Trotzdem sei die Lage dramatisch, schildern die Ärzte: „Durch die Verdichtung der Versorgung am Standort Rosenhügel mit 8 Risikobetten und der 24h-Akutversorgung vermerken wir aktuell bereits eine Zunahme von schweren Verletzungen unserer MitarbeiterInnen sowie vermehrten Bedarf an Assistenzeinsätzen der Polizei.“

Die Mediziner fordern daher mindestens zwei zusätzliche Fachärzte für ihr Team sowie ausreichend Fachpersonal wie etwa Sozialarbeiter und Pädagogen.

„Die Forderung nach mehr Kinder- und Jugendpsychiatern ist gerechtfertigt und von unserer Seite auch nachzukommen“, betont eine Sprecherin des KAV. Sie betont aber gleichzeitig, dass es sich um ein Mangelfach handle. Man versuche, alle zur Verfügung stehenden Möglichkeiten auszuschöpfen. So suche man mittlerweile sogar in Deutschland nach Personal. Weiters habe man die Ausbildungskapazitäten ausgeweitet – wobei letzteres wohl erst in ein paar Jahren zu mehr Fachärzten am heimischen Markt führen wird. Konkret geht es darum, dass künftig ein einzelner Mediziner mehr Jungärzte als bisher ausbilden darf. Die Ärztekammer sieht das kritisch und fürchtet um die Qualität der Ausbildung.

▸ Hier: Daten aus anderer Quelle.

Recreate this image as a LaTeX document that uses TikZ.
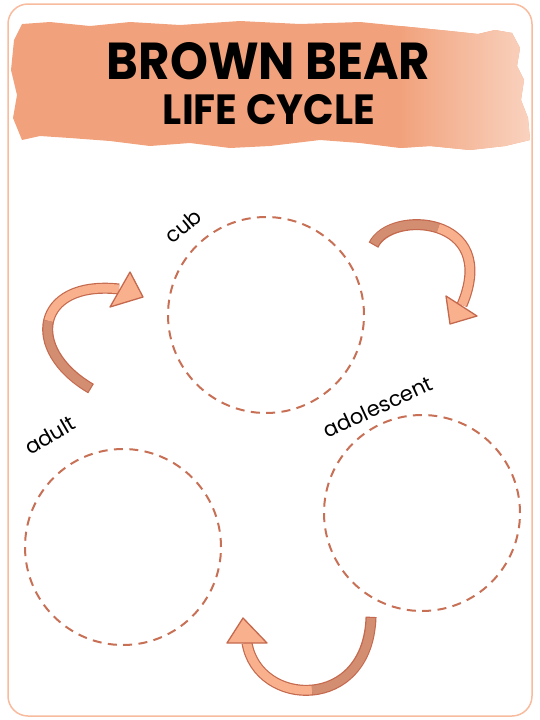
\documentclass[tikz,border=0pt]{standalone}
\usepackage{fontspec}
\setmainfont{Poppins}
\usepackage{graphicx}
\usepackage{tikz}
\usetikzlibrary{calc}
\definecolor{frame}{RGB}{248,187,158}
\definecolor{brush}{RGB}{241,162,124}
\definecolor{brushlight}{RGB}{250,214,196}
\definecolor{ring}{RGB}{199,112,85}
\definecolor{arrowedge}{RGB}{196,105,78}
\definecolor{arrowdark}{RGB}{211,141,113}
\definecolor{arrowlight}{RGB}{249,176,141}
\tikzset{%
  stage/.style={draw=ring, circle, line width=2, dash pattern=on 9pt off 6.4pt,
    minimum size=196pt, inner sep=0pt},% dashed ring of a stage
  stagename/.style={font=\fontsize{21}{21}\selectfont, inner sep=0pt},% name of a stage
  shaftedge/.style={draw=arrowedge, line width=11, shorten <=-1.2pt},% outline of a bent arrow
  shaftdark/.style={draw=arrowdark, line width=8.6},% tail half
  shaftlight/.style={draw=arrowlight, line width=8.6},% head half
  head/.style={fill=arrowlight, draw=arrowedge, line width=1.3, line join=round}% arrow head
}
\newcommand*{\brushpath}{(14,40) -- (22,24) -- (50,22) -- (90,26) -- (130,22)
  -- (180,25) -- (240,21) -- (300,24) -- (360,22) -- (410,27) -- (450,31)
  -- (478,34) -- (495,30) -- (512,33) -- (520,48) -- (517,66) -- (524,80)
  -- (521,100) -- (528,118) -- (530,140) -- (505,146) -- (470,150) -- (430,146)
  -- (400,148) -- (360,143) -- (320,140) -- (270,146) -- (230,148) -- (190,143)
  -- (150,146) -- (110,141) -- (70,138) -- (40,136) -- (22,140) -- (13,118)
  -- (17,95) -- (11,70) -- cycle}

\begin{document}
\begin{tikzpicture}[x=1pt, y=-1pt]
\useasboundingbox (0,0) rectangle (540,720);
\draw[frame, line width=1.5, rounded corners=20] (8,4) rectangle (532,716);

% title brush, fading out at its right end
\fill[brush] \brushpath;
\begin{scope}
  \clip \brushpath;
  \shade[left color=brush, right color=brushlight] (400,0) rectangle (540,160);
\end{scope}
\node (title) at (268.5,61.5) {\resizebox{323pt}{37pt}{\bfseries BROWN BEAR}};
\node (subtitle) at (269,110) {\resizebox{212pt}{30pt}{\bfseries LIFE CYCLE}};

% stages
\node[stage] (cub) at (266,315) {};
\node[stage] (adolescent) at (422,513) {};
\node[stage] (adult) at (123,547) {};
\node[stagename, rotate=40] (cubname) at (183,226) {cub};
\node[stagename, rotate=25] (adolescentname) at (378,407) {adolescent};
\node[stagename, rotate=30] (adultname) at (50,435) {adult};

% cub -> adolescent
\coordinate (t2) at (374,244);
\coordinate (m2) at (438.25,228);
\coordinate (b2) at (462,305);
\draw[shaftedge] (t2) .. controls (382,227) and (413.5,219.75) .. (m2)
  .. controls (463,236.25) and (481,260) .. (b2);
\draw[shaftlight] (m2) .. controls (463,236.25) and (481,260) .. (b2);
\draw[shaftdark] (t2) .. controls (382,227) and (413.5,219.75) .. (m2);
\draw[head] (446,296) -- (450,324) -- (477,316) -- cycle;

% adolescent -> adult
\coordinate (t3) at (371,618);
\coordinate (m3) at (312,690.1);
\coordinate (b3) at (247,643);
\draw[shaftedge] (t3) .. controls (369.5,665) and (341.25,687.5) .. (m3)
  .. controls (282.75,692.75) and (252.5,675.5) .. (b3);
\draw[shaftlight] (m3) .. controls (282.75,692.75) and (252.5,675.5) .. (b3);
\draw[shaftdark] (t3) .. controls (369.5,665) and (341.25,687.5) .. (m3);
\draw[head] (227,643) -- (243,618) -- (267,643) -- cycle;

% adult -> cub
\coordinate (t1) at (90,388);
\coordinate (m1) at (48.6,320.9);
\coordinate (b1) at (119,289);
\draw[shaftedge] (t1) .. controls (57.5,369) and (43.75,342) .. (m1)
  .. controls (53.5,299.75) and (77,284.5) .. (b1);
\draw[shaftlight] (m1) .. controls (53.5,299.75) and (77,284.5) .. (b1);
\draw[shaftdark] (t1) .. controls (57.5,369) and (43.75,342) .. (m1);
\draw[head] (130,272) -- (143,297) -- (110,307) -- cycle;
\end{tikzpicture}
\end{document}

Von einem „jahrelangen Missmanagement“ spricht Stefan Ferenci von der Ärztekammer. Obwohl seit ewigen Zeiten klar war, dass das KH Nord eine Kinder- und Jugendpsychiatrie haben werde, habe der KAV nicht für das nötige Personal gesorgt, kritisiert der Mediziner: „Weil er als Arbeitgeber zu unattraktiv ist, konnte er die Leute nicht halten. In einem Mangelfach fällt das besonders schwer ins Gewicht.“

Nötige Schritte

Laut Ferenci müsste man den Medizinern mehr Gehalt zahlen und auch für bessere Arbeitsbedingungen sorgen. So gebe es im Krankenhaus Hietzing keine Kindermedizinische Abteilung. Sie sei aber bei vielen psychischen Erkrankungen (z. B. Essstörungen) als Ergänzung dringend erforderlich.